(STATED TASK) Shown below is a listing with pictures; reproduce exactly, and only, the lines between the ones containing "Convert this chart" and "import * as", inclusive, leaving the pictures out.

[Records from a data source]

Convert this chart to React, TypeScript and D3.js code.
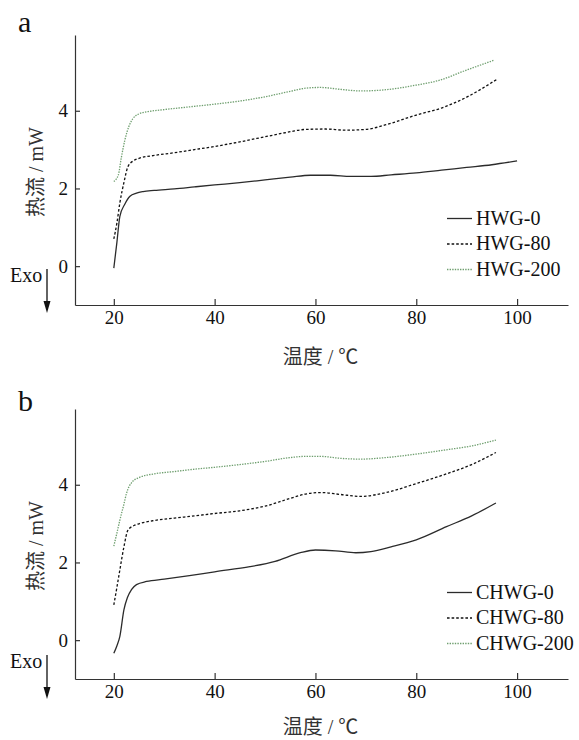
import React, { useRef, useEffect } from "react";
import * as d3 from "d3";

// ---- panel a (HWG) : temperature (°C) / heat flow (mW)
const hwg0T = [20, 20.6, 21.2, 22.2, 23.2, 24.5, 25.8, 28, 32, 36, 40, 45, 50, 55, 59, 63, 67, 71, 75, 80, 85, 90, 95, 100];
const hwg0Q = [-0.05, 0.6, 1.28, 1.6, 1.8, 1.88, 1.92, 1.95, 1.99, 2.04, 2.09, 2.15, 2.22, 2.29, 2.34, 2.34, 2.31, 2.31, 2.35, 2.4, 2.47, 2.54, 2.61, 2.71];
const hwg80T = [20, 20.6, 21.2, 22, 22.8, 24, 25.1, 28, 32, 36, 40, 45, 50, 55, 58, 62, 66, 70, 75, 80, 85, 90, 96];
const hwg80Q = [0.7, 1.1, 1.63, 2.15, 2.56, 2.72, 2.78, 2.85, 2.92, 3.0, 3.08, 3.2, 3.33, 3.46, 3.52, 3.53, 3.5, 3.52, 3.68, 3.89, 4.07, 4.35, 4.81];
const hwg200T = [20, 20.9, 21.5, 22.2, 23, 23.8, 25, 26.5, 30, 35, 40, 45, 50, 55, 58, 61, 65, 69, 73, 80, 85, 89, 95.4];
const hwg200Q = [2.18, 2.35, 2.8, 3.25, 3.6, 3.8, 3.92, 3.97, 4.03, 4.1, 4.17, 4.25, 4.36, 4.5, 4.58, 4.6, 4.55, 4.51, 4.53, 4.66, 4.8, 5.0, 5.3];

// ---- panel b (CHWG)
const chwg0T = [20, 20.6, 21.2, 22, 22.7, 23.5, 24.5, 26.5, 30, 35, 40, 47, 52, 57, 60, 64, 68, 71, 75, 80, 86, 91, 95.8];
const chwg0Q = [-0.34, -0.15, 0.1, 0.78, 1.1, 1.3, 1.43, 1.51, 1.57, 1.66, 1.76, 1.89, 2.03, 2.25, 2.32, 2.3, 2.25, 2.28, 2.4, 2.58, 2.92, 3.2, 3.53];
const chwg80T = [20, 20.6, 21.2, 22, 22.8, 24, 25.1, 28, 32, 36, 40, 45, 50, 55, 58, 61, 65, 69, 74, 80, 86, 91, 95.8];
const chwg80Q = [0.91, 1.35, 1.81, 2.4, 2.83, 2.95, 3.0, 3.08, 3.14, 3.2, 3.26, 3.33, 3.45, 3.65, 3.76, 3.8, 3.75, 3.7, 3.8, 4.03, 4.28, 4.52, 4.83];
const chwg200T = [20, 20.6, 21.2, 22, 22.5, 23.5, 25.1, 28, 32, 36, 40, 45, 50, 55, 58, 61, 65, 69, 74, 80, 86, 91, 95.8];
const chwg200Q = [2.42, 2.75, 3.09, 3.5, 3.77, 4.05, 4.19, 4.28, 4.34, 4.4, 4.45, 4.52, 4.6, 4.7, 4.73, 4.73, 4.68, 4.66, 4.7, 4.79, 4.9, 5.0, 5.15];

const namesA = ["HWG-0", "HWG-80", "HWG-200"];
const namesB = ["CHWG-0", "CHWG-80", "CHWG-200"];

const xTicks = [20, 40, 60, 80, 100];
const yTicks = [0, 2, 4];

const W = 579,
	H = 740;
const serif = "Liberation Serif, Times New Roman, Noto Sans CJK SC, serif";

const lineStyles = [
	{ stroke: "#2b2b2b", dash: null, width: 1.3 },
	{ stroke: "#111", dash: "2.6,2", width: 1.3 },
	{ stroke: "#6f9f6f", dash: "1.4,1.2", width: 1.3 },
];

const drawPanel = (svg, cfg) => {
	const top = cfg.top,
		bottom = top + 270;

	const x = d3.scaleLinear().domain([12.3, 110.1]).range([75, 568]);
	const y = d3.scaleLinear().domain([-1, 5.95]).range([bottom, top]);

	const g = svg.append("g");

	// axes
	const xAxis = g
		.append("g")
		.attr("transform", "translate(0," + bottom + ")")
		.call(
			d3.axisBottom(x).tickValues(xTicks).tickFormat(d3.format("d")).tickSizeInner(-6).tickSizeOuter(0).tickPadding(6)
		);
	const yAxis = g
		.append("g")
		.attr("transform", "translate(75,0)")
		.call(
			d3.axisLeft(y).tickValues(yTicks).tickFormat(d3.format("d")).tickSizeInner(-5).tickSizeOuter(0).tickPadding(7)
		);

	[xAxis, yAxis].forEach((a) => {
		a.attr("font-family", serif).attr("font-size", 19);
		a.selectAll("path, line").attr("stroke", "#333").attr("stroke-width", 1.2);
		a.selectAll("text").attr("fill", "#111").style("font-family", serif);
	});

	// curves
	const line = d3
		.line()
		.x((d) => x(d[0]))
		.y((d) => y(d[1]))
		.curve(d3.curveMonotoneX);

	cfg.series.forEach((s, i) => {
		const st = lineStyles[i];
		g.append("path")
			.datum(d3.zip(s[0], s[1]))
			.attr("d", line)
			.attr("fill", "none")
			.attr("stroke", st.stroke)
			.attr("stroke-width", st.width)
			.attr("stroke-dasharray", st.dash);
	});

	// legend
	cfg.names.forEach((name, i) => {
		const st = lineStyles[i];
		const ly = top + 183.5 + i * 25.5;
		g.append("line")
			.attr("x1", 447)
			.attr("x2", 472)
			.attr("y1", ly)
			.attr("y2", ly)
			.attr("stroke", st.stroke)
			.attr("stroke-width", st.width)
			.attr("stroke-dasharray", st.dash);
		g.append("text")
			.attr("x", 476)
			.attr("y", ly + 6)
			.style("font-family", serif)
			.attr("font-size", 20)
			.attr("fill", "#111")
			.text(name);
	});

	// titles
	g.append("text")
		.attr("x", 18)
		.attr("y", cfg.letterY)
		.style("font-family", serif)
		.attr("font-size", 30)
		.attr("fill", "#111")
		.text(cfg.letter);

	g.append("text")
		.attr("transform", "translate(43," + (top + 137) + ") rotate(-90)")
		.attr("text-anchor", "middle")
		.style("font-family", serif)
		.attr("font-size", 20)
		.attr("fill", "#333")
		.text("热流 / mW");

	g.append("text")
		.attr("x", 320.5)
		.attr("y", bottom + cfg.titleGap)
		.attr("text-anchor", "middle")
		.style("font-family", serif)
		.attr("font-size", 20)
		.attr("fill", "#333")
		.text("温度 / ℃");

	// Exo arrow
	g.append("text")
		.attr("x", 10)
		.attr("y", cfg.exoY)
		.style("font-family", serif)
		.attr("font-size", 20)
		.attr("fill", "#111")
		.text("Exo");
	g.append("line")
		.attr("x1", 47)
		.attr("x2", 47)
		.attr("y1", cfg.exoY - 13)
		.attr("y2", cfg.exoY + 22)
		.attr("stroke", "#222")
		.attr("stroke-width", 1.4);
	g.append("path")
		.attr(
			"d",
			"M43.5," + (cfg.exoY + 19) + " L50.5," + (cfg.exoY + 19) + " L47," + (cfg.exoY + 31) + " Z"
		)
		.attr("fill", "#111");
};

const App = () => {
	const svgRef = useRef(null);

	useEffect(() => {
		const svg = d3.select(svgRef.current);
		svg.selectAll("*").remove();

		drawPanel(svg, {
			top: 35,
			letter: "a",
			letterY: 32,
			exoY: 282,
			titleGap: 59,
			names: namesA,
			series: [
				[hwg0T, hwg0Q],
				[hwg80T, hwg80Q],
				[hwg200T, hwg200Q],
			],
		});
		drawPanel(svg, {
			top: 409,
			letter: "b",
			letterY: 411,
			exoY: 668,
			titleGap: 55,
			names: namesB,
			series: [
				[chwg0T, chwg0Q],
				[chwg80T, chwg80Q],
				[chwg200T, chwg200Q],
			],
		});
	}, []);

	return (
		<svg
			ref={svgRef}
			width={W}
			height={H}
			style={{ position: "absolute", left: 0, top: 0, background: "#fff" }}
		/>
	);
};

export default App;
* * *
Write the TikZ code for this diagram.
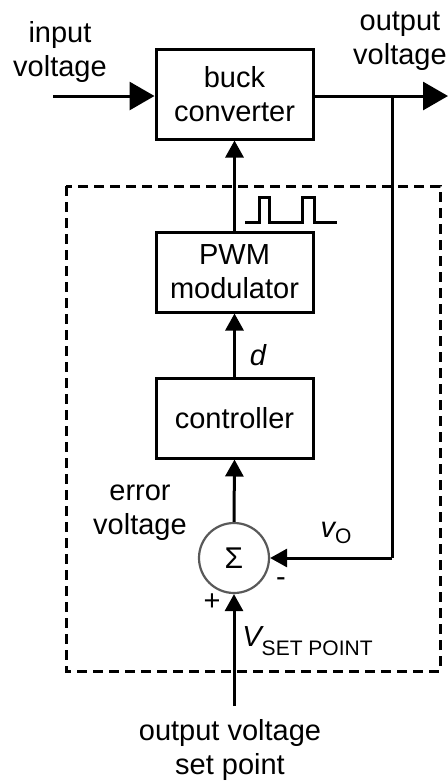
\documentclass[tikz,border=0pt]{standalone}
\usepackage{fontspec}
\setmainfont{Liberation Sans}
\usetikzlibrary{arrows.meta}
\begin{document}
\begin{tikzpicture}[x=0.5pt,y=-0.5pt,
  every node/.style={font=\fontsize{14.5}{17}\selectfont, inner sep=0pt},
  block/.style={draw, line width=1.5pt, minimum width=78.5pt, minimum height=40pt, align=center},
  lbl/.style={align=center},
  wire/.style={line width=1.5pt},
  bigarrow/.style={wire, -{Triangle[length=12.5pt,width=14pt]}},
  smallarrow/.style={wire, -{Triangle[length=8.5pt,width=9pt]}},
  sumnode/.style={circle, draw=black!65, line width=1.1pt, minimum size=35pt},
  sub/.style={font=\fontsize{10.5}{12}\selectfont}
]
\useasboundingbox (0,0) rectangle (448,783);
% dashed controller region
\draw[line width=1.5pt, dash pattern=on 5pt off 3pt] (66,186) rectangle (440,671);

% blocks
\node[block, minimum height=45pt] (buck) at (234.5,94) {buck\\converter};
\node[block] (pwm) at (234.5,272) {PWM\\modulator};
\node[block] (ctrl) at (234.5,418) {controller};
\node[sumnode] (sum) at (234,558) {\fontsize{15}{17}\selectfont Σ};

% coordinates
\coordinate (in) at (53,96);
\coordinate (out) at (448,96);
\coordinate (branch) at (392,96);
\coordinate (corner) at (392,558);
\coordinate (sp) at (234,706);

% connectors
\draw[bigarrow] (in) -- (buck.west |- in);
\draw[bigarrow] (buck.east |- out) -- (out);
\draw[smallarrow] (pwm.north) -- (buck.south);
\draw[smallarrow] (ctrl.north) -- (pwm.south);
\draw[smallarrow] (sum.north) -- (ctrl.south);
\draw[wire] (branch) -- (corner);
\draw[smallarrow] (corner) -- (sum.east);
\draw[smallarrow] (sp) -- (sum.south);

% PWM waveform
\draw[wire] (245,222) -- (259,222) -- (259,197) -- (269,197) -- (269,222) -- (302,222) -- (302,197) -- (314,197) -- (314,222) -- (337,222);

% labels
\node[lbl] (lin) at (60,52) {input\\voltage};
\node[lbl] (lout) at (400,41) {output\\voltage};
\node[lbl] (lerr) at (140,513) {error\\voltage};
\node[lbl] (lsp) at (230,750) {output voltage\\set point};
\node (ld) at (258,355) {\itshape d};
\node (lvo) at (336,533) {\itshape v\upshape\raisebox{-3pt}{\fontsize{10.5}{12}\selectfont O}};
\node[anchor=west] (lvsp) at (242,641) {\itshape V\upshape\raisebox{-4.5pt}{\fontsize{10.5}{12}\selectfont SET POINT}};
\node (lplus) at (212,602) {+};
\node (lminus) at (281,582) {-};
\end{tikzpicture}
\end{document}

(ANSWER BELOW)
Convert this chart to React, TypeScript and D3.js code.
import React, { useRef, useEffect } from "react";
import * as d3 from "d3";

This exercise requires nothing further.